Tuesday, February 07, 2006
The Day Arrives
Waiting for Chemo...
Waiting, wondering, worrying are never as good as you think they are when you start out. Anticipating and waiting are just playgrounds for your imagination to create the best and worse scenarios for you to rehearse. Wondering…well, when I think of wondering of think of it more as the awe-aspiring…but it usually ends up being more head games of what if…which brings me right back around to worrying. I have often quoted the story about Jesus when he visits his friends Martha and Mary. Mary stops everything she is doing and sits with Jesus to talk with him about what’s up in his life and travels. Martha on the other hand is so concerned about having a guest and wanting to do all the right things she is bustling about getting food, cleaning up and basically ignoring Jesus just to make a nice display for him. Martha begins to complain to Jesus about Mary’s obvious laziness and Jesus replies, Martha, Martha, you are worried and anxious about many things, but only one thing is required and Mary has chosen the greater portion. I quote the story to remind myself that worrying doesn’t do me any good. I quote it…I try and remember and I worry anyway!
It was like this waiting for chemo. Sometimes I would not even think about it. “Oh, well I start my cure in six days!” I would laugh when people would ask. But then as the day drew closer and the reality got more real, I began this waiting, wondering, worrying thing. Some nights I would stay up all night watching TV because I couldn’t sleep. Then other times I would just bark at my kids or my husband for no reason. I considered every cliché you can imagine. “This is the easy part.” “Your hair will grow back” “It is only for a short time.” “You’re alive.” All shit. The fact is some suited up doctor who is very nice, by the way, is going to pump chemicals into my body that are designed to stop cell division. If I remember my high school biology right, that is the ‘stuff of life’, cell division. Well, it is a necessary evil. I weigh the balance, risk my life…save my life…easiest choice that is not really a choice.
While still in the hospital, I woke up one morning and decided I should take a look at what’s happened to me. Courageously, I head off with my walker to the bathroom. I am so cool, I’m thinking. How very enlightened of me, to look at my wound and begin the healing. Hehehehe…what did I know.
I arrive in front of the mirror. I begin with my face. My hair is much shorter now, but, frankly, I like that, my face looks very thin, I look a lot like my sister (who is about half my body weight and I believe twice as beautiful as me). I gaze at my face in disbelief; I have NEVER looked like my sister. I begin to wonder about what they did in that surgery for eleven some odd hours. I digress….back to the matter at hand, enlightened one. So I look at my shoulders…God, they are skinnier than I remember, too…how long have I been in this place?!

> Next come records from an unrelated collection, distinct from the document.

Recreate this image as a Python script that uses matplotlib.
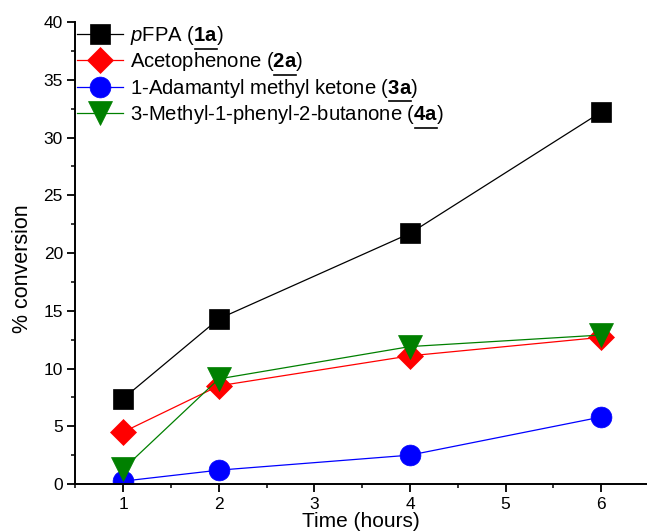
import matplotlib
matplotlib.use('Agg')
import matplotlib.pyplot as plt
from matplotlib.ticker import MultipleLocator
from matplotlib.lines import Line2D
from matplotlib.transforms import IdentityTransform

plt.rcParams['font.family'] = ['Liberation Sans', 'DejaVu Sans']
plt.rcParams['mathtext.fontset'] = 'custom'
plt.rcParams['mathtext.rm'] = 'Liberation Sans'
plt.rcParams['mathtext.it'] = 'Liberation Sans:italic'
plt.rcParams['mathtext.bf'] = 'Liberation Sans:bold'

# data
hours = [1, 2, 4, 6]
pfpa = [7.4, 14.3, 21.7, 32.2]
acetophenone = [4.5, 8.5, 11.1, 12.7]
adamantyl = [0.25, 1.2, 2.5, 5.8]
methylphenyl = [1.3, 9.1, 11.9, 12.9]

prefixes = [r'$\mathit{p}$FPA (', 'Acetophenone (', '1-Adamantyl methyl ketone (',
            '3-Methyl-1-phenyl-2-butanone (']
codes = ['1a', '2a', '3a', '4a']
labels = [p + r'$\mathbf{' + c + '}$)' for p, c in zip(prefixes, codes)]

series = [pfpa, acetophenone, adamantyl, methylphenyl]
colors = ['black', 'red', 'blue', 'green']
markers = ['s', 'D', 'o', 'v']
msizes = [14, 13, 15, 17]

fig = plt.figure(figsize=(6.47, 5.32), dpi=100)
ax = fig.add_axes([0.1165, 0.0902, 0.8835, 0.8684])

for ys, c, m, ms, lab in zip(series, colors, markers, msizes, labels):
    ax.plot(hours, ys, color=c, lw=0.9, marker=m, markersize=ms,
            markerfacecolor=c, markeredgecolor=c, markeredgewidth=0.5, label=lab)

ax.set_xlim(0.5, 6.48)
ax.set_ylim(0, 40)
ax.xaxis.set_major_locator(MultipleLocator(1))
ax.xaxis.set_minor_locator(MultipleLocator(0.5))
ax.yaxis.set_major_locator(MultipleLocator(5))
ax.yaxis.set_minor_locator(MultipleLocator(2.5))

for s in ['top', 'right']:
    ax.spines[s].set_visible(False)
for s in ['left', 'bottom']:
    ax.spines[s].set_linewidth(1.4)

ax.tick_params(which='major', direction='out', length=6, width=1.3, labelsize=12.5, pad=3)
ax.tick_params(which='minor', direction='out', length=3, width=1.1)

ax.set_xlabel('Time (hours)', fontsize=15, labelpad=0.5)
ax.set_ylabel('% conversion', fontsize=15.5)
ax.yaxis.set_label_coords(-0.074, 0.467)

leg = ax.legend(loc='upper left', bbox_to_anchor=(0, 1.0), frameon=False,
                fontsize=14.6, handlelength=2.25, handletextpad=0.33,
                labelspacing=0.17, borderaxespad=0, borderpad=0.1)

# underline the bold compound codes in the legend
fig.canvas.draw()
renderer = fig.canvas.get_renderer()
for txt, code in zip(leg.get_texts(), codes):
    bb = txt.get_window_extent(renderer)
    fp = txt.get_fontproperties()
    t1 = fig.text(0, 0, r'$\mathbf{' + code + '}$)', fontproperties=fp)
    t2 = fig.text(0, 0, ')', fontproperties=fp)
    w_tail = t1.get_window_extent(renderer).width
    w_paren = t2.get_window_extent(renderer).width
    t1.remove()
    t2.remove()
    _, _, descent = renderer.get_text_width_height_descent('A', fp, ismath=False)
    y = bb.y0 + descent - 1.5
    fig.add_artist(Line2D([bb.x1 - w_tail + 1.5, bb.x1 - w_paren + 0.5], [y, y],
                          color='black', lw=1.2, transform=IdentityTransform()))

fig.savefig('out.png', dpi=100)
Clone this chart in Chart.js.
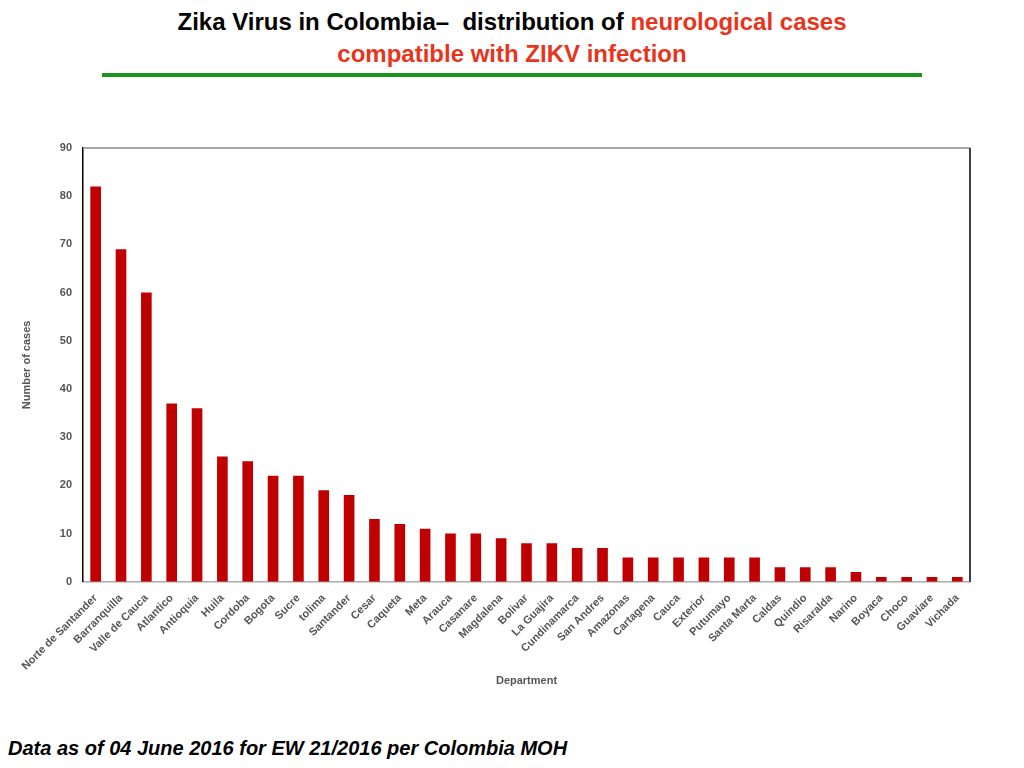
<!DOCTYPE html>
<html>
<head>
<meta charset="utf-8">
<script src="https://cdn.jsdelivr.net/npm/chart.js@4/dist/chart.umd.min.js"></script>
<style>
  html, body { margin: 0; padding: 0; background: #fff; width: 1024px; height: 768px; overflow: hidden; }
  body { position: relative; font-family: "Liberation Sans", Arial, sans-serif; }
  #title { position: absolute; left: 0; top: 6px; width: 1024px; text-align: center; font-weight: bold; font-size: 24px; line-height: 32px; color: #000; }
  #title .red { color: #e8341c; }
  #rule { position: absolute; left: 102px; top: 73px; width: 820px; height: 4px; background: #1a961e; }
  #footer { position: absolute; left: 8px; top: 737px; font-weight: bold; font-style: italic; font-size: 20px; color: #000; }
  #wrap { position: absolute; left: 0; top: 130px; width: 1024px; height: 564px; }
</style>
</head>
<body>
<div id="title">Zika Virus in Colombia&#8211;&nbsp; distribution of <span class="red">neurological cases</span><br><span class="red">compatible with ZIKV infection</span></div>
<div id="rule"></div>
<div id="wrap"><canvas id="c"></canvas></div>
<div id="footer">Data as of 04 June 2016 for EW 21/2016 per Colombia MOH</div>
<script>
const departments = ["Norte de Santander","Barranquilla","Valle de Cauca","Atlantico","Antioquia","Huila","Cordoba","Bogota","Sucre","tolima","Santander","Cesar","Caqueta","Meta","Arauca","Casanare","Magdalena","Bolivar","La Guajira","Cundinamarca","San Andres","Amazonas","Cartagena","Cauca","Exterior","Putumayo","Santa Marta","Caldas","Quindio","Risaralda","Narino","Boyaca","Choco","Guaviare","Vichada"];
const cases = [82,69,60,37,36,26,25,22,22,19,18,13,12,11,10,10,9,8,8,7,7,5,5,5,5,5,5,3,3,3,2,1,1,1,1];
const yTicks = [0,10,20,30,40,50,60,70,80,90];

const frame = {
  id: 'frame',
  afterDraw(chart) {
    const a = chart.chartArea, ctx = chart.ctx;
    ctx.save();
    ctx.lineWidth = 1.5;
    ctx.strokeStyle = '#888';
    ctx.beginPath(); ctx.moveTo(a.left, a.top); ctx.lineTo(a.right, a.top); ctx.stroke();
    ctx.strokeStyle = '#000';
    ctx.beginPath(); ctx.moveTo(a.right, a.top); ctx.lineTo(a.right, a.bottom); ctx.stroke();
    ctx.restore();
  }
};

const tickFont = { family: 'Liberation Sans', size: 11, weight: 'bold' };

new Chart(document.getElementById('c'), {
  type: 'bar',
  data: {
    labels: departments,
    datasets: [{ data: cases, backgroundColor: '#c00000', borderWidth: 0, barPercentage: 0.42, categoryPercentage: 1.0 }]
  },
  options: {
    responsive: true,
    maintainAspectRatio: false,
    animation: false,
    layout: { padding: { left: 0, right: 54, top: 18, bottom: 6 } },
    plugins: { legend: { display: false }, tooltip: { enabled: false } },
    scales: {
      x: {
        afterFit(scale) { scale.paddingLeft = 0; scale.paddingRight = 0; },
        grid: { display: false },
        border: { color: '#aaa', width: 1.5 },
        ticks: { minRotation: 45, maxRotation: 45, autoSkip: false, color: '#555', font: tickFont, padding: 2 },
        title: { display: true, text: 'Department', color: '#555', font: tickFont, padding: { top: 0, bottom: 0 } }
      },
      y: {
        min: 0, max: 90,
        afterBuildTicks(axis) { axis.ticks = yTicks.map(v => ({ value: v })); },
        afterFit(scale) { scale.width = 83; },
        grid: { display: false },
        border: { color: '#000', width: 1.5 },
        ticks: { color: '#555', font: tickFont, padding: 3 },
        title: { display: true, text: 'Number of cases', color: '#555', font: tickFont, padding: { top: 20, bottom: 0 } }
      }
    }
  },
  plugins: [frame]
});
</script>
</body>
</html>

I am wearing the equivalent of a straight jacket for a bra..it has zippers, hooks, and Velcro…they didn’t want one of these girls escaping, I guess…
I pull up the Velcro to release the strap of the right side, as the cup starts to fall away I begin to cry…I’m afraid to look. Well, shit…I look like a darn Christmas tree with drains hanging off of me like balls on a tree. My coloring is all wrong, I am much too thin…oh my God…I have cancer! I HAVE CANCER! Shit! When did this happen? All at once I am aware of the term Frankenstein. I am overcome with the reality of what has happened…no great boobs…soon no more hair…and it really does matter to me what I look like…not just to other people, it matters what I look like to me! Enter Vainessa. Where was she my whole life? Was I always like this?
I became aware of someone knocking on the bathroom door. “Are you okay, Lisa,” called the day nurse,” I need to check your vitals. Do you need any help?”
The irony of all this came crashing in on me and I just burst out laughing.
“I’ll be right out. I was just finishing up.”
I’m not such a long way from that day now as I approach the next phase of this process, my chemo, my cure!